While Orange confirmed authorities were notified and a complaint filed, investigators found no evidence of data exfiltration—a critical relief given the operator's vast holdings of customer data across 26 countries. The breach's methodology, however, raises alarms among cybersecurity analysts. Its characteristics align with the Salt Typhoon campaign, a Chinese state-sponsored group formally attributed by the FBI and CISA in October 2024 for breaching major U.S. telecoms including AT&T, Verizon, and Lumen, alongside providers in dozens of other nations.
This incident continues a troubling pattern for Orange, following a February breach at its Romanian subsidiary where threat actor 'Rey' claimed theft of employee data, source code, and contracts. As one of the world's largest carriers—serving 256 million mobile subscribers and reporting €40.3 billion in 2024 revenue—Orange represents high-value infrastructure for espionage actors seeking persistent access to global communications. Recent breaches at Comcast, Digital Realty, and Viasat further illustrate Salt Typhoon's relentless targeting of this sector.

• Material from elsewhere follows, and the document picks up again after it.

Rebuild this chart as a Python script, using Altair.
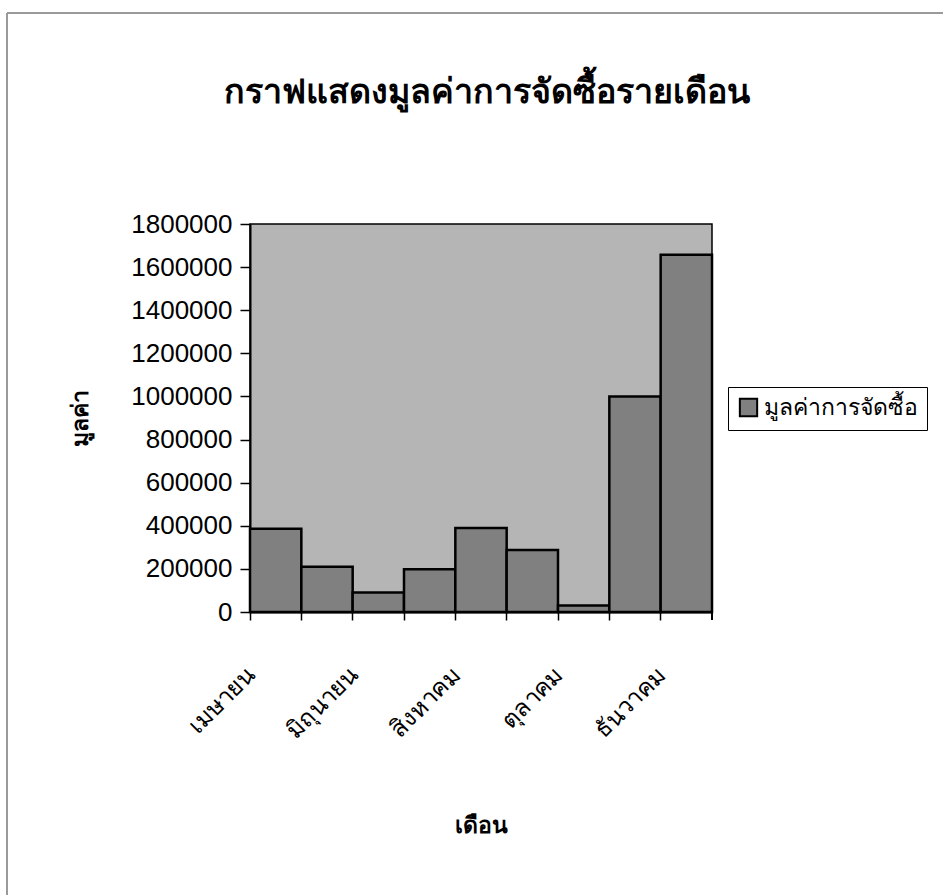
import altair as alt
import pandas as pd

months = ['เมษายน', 'พฤษภาคม', 'มิถุนายน', 'กรกฎาคม', 'สิงหาคม',
          'กันยายน', 'ตุลาคม', 'พฤศจิกายน', 'ธันวาคม']
values = [386000, 210000, 90000, 198000, 390000, 288000, 30000, 1000000, 1657000]
series_name = 'มูลค่าการจัดซื้อ'
shown_labels = ['เมษายน', 'มิถุนายน', 'สิงหาคม', 'ตุลาคม', 'ธันวาคม']
y_ticks = list(range(0, 1800001, 200000))

df = pd.DataFrame({'month': months, 'value': values, 'series': series_name})

W, H = 462, 388
FONT = 'Liberation Sans'

label_expr = "indexof(" + str(shown_labels) + ", datum.value) >= 0 ? datum.value : ''"

bars = alt.Chart(df).mark_bar(stroke='black', strokeWidth=2.5).encode(
    x=alt.X('month:N', sort=months,
            scale=alt.Scale(paddingInner=0, paddingOuter=0),
            axis=alt.Axis(title='เดือน', bandPosition=0, labelOffset=-24,
                          labelAngle=-45, labelAlign='right', labelBaseline='middle',
                          labelExpr=label_expr, tickSize=8, labelPadding=51,
                          labelFontSize=24, titleFontSize=23, titleFontWeight='bold',
                          titlePadding=71, domainColor='black', tickColor='black',
                          domainWidth=2, tickWidth=1.5, labelColor='black')),
    y=alt.Y('value:Q', scale=alt.Scale(domain=[0, 1800000]),
            axis=alt.Axis(title='มูลค่า', values=y_ticks, format='d', grid=False,
                          tickSize=10, labelPadding=8, labelFontSize=26,
                          titleFontSize=23, titleFontWeight='bold', titlePadding=38,
                          domainColor='black', tickColor='black', domainWidth=2,
                          tickWidth=1.5, labelColor='black')),
    color=alt.Color('series:N', scale=alt.Scale(range=['#808080']),
                    legend=alt.Legend(title=None, orient='none', legendX=478, legendY=163,
                                      strokeColor='black', fillColor='white', padding=9,
                                      symbolType='square', symbolSize=300,
                                      symbolStrokeColor='black', symbolStrokeWidth=2,
                                      labelFontSize=23, labelLimit=400,
                                      labelColor='black')),
)

end_tick = alt.Chart(df).mark_rule(color='black', strokeWidth=1.5).encode(
    x=alt.value(W), y=alt.value(H), y2=alt.value(H + 8)
)
frame_top = alt.Chart(df).mark_rule(color='#9a9a9a', strokeWidth=2).encode(
    x=alt.value(-243), x2=alt.value(700), y=alt.value(-211)
)
frame_left = alt.Chart(df).mark_rule(color='#9a9a9a', strokeWidth=2).encode(
    x=alt.value(-243), y=alt.value(-211), y2=alt.value(680)
)

chart = alt.layer(bars, end_tick, frame_top, frame_left).properties(
    width=W, height=H,
    title=alt.Title('กราฟแสดงมูลค่าการจัดซื้อรายเดือน', fontSize=34, fontWeight='bold',
                    anchor='middle', offset=0, dy=98, dx=6, color='black'),
    autosize=alt.AutoSizeParams(type='none'),
    padding={'left': 250, 'top': 224, 'right': 231, 'bottom': 283},
).configure(font=FONT).configure_view(
    fill='#b5b5b5', stroke='black', strokeWidth=1.5
)

chart.save('out.html', embed_options={'renderer': 'svg', 'actions': False})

Telecom networks form the backbone of modern digital economies, making them strategic targets for nation-states. This attack underscores the persistent vulnerability of critical service providers despite advanced defensive units like Orange Cyberdefense. The containment success demonstrates robust incident response protocols, yet the repeated targeting of global telecoms suggests adversaries are refining tactics to bypass layered defenses. For security teams worldwide, the Orange incident serves as a stark reminder: protecting telecommunications infrastructure requires anticipating not just criminal ransomware, but sophisticated, geopolitically motivated intrusions designed for long-term access.